= Material for the task =

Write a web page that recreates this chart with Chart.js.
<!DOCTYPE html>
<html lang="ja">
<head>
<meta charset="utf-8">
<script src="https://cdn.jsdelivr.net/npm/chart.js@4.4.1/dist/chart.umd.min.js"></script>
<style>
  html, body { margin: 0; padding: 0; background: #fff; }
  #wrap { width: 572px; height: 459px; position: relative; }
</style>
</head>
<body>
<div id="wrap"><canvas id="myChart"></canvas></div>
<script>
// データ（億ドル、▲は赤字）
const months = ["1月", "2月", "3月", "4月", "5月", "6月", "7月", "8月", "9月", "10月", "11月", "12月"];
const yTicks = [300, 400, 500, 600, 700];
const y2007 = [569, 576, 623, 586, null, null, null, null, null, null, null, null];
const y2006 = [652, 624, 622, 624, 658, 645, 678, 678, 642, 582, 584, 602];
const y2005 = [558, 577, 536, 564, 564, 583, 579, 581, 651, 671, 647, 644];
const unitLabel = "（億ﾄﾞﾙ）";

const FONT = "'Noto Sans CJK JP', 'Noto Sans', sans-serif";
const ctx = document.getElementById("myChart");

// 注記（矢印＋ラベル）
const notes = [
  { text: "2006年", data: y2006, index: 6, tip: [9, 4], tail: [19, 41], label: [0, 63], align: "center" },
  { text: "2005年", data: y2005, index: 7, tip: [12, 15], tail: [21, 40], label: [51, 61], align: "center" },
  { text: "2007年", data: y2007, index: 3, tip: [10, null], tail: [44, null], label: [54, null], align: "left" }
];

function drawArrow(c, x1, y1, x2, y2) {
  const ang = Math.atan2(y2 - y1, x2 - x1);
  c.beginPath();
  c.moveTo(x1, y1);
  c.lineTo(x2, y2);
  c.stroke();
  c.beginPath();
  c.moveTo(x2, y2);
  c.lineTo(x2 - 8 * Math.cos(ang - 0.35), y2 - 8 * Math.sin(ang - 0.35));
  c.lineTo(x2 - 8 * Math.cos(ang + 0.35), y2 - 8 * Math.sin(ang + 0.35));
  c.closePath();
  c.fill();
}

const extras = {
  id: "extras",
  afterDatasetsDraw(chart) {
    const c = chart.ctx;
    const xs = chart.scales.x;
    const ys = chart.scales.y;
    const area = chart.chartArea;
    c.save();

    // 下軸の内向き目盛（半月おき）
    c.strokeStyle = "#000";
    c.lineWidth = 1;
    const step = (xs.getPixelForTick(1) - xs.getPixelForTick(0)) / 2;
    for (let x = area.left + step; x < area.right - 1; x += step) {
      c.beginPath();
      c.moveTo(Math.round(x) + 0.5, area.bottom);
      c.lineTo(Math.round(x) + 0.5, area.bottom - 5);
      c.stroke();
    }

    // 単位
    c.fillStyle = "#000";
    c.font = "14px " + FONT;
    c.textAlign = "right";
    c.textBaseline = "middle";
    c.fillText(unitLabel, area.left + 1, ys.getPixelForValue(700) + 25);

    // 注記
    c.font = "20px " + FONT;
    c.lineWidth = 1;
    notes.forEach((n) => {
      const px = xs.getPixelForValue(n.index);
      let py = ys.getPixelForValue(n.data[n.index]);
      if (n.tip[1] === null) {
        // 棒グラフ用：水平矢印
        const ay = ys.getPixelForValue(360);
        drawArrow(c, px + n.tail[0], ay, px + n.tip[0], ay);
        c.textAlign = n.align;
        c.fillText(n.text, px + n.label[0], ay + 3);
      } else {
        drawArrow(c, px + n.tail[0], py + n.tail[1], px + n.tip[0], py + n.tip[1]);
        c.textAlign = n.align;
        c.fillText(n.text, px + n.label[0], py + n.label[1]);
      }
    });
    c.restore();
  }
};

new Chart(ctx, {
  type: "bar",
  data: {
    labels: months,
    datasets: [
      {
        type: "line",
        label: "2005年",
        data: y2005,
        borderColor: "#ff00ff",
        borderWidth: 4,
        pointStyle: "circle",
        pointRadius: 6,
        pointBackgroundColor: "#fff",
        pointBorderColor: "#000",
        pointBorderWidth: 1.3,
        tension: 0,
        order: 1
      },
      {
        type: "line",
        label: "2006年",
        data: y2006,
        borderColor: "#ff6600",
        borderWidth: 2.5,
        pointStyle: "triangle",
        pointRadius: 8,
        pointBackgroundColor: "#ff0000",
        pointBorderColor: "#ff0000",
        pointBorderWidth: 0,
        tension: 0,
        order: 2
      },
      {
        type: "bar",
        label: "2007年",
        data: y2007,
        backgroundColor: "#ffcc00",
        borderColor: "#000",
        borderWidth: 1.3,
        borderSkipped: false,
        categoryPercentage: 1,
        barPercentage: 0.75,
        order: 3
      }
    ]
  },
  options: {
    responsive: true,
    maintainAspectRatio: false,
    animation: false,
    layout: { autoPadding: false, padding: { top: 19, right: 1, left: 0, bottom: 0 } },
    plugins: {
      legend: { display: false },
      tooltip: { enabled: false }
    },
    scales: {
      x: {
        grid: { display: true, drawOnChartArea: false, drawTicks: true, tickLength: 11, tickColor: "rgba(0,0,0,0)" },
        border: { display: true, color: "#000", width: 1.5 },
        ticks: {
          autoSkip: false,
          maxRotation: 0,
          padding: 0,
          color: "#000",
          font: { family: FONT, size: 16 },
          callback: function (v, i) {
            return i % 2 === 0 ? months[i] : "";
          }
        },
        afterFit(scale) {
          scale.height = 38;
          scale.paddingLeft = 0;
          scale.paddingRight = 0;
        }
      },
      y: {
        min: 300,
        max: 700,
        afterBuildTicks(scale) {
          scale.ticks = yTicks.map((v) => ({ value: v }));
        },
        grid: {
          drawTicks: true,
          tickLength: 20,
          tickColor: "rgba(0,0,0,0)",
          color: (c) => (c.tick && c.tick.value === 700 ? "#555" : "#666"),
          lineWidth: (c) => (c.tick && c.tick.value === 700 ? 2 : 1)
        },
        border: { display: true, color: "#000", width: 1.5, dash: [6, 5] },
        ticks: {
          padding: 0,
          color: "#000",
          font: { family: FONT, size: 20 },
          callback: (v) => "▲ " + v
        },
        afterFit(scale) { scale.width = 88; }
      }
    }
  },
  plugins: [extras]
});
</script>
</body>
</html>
* * *
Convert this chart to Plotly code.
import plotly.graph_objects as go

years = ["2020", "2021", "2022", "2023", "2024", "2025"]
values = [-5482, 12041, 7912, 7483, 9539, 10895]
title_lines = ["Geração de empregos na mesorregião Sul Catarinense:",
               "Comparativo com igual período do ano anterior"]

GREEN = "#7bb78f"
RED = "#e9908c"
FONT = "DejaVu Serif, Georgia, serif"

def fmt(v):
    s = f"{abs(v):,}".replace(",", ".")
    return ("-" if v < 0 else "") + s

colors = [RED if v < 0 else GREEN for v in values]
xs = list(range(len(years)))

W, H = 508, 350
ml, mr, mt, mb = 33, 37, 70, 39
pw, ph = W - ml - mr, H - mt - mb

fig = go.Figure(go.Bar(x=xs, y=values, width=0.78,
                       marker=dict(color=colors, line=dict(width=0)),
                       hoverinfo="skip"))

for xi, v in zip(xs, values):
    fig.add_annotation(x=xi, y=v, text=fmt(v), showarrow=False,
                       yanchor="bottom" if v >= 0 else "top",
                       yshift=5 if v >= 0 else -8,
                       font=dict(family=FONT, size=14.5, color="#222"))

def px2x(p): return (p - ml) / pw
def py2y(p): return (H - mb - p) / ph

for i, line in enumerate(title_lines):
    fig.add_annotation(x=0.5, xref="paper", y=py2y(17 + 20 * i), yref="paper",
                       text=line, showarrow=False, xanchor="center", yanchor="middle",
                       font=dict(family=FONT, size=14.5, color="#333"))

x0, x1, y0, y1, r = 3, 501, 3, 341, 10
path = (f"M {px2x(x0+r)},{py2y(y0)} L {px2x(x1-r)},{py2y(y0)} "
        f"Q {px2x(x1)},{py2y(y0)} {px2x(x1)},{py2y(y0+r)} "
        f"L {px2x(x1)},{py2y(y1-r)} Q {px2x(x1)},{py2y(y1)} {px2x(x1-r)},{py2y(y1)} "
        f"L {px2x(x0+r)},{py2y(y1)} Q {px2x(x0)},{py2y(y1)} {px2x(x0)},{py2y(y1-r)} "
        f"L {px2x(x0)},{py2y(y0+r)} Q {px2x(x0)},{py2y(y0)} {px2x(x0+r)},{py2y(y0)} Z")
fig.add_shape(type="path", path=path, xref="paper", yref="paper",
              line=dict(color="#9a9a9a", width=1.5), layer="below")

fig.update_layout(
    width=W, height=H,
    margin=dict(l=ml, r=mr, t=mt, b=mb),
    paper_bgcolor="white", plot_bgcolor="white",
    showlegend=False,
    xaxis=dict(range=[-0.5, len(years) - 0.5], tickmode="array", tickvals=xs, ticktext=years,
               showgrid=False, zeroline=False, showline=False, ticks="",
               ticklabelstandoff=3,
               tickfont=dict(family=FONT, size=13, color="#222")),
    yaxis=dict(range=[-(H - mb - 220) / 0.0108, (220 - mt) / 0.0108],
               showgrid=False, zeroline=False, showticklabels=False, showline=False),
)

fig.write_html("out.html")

= Exercise details =
Take every line above carrying "this" and return it.

= Task solution =
Write a web page that recreates this chart with Chart.js.
Convert this chart to Plotly code.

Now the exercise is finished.